In the case of Searcy v. Strange, 2015 WL 328825 (S.D. Ala Jan. 25, 2015), the federal Court for the Southern District of Alabama held that Alabama’s ban on same-sex marriage is unconstitutional. Alabama news headlines have been filled with same-sex marriage talk ever since, and the Alabama Supreme Court has weighed in on the issue. The status of the Searcy case is up in the air, with conflicting views on the constitutional issues involved. So, what are the implications of Searcy for Alabama employers?

First, let’s briefly review how we got to where we are today.
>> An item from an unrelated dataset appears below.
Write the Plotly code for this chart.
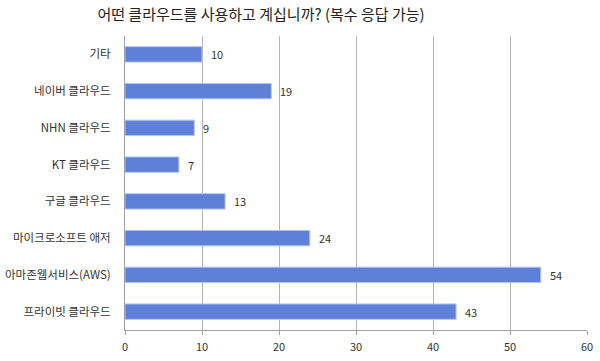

The federal Defense of Marriage Act (DOMA) (Pub.L. 104-199, 110 STAT. 2419, enacted September 21, 1996, 1 USC § 7 and 28 USC § 1738C) defined marriage for federal law purposes as a legal union between one man and one woman as husband and wife, and defined spouse as a person of the opposite sex who is a husband or wife. These definitions were struck down as unconstitutional in the case of U.S. v. Windsor, 133 S.Ct. 2675 (2013). DOMA also provides that states are not required to recognize a same-sex marriage that occurs in another jurisdiction. This part of DOMA still stands. As a result, legally married same-sex couples are entitled to the same federal rights as are legally married opposite sex couples, but states are not required to recognize a same-sex marriage from another jurisdiction.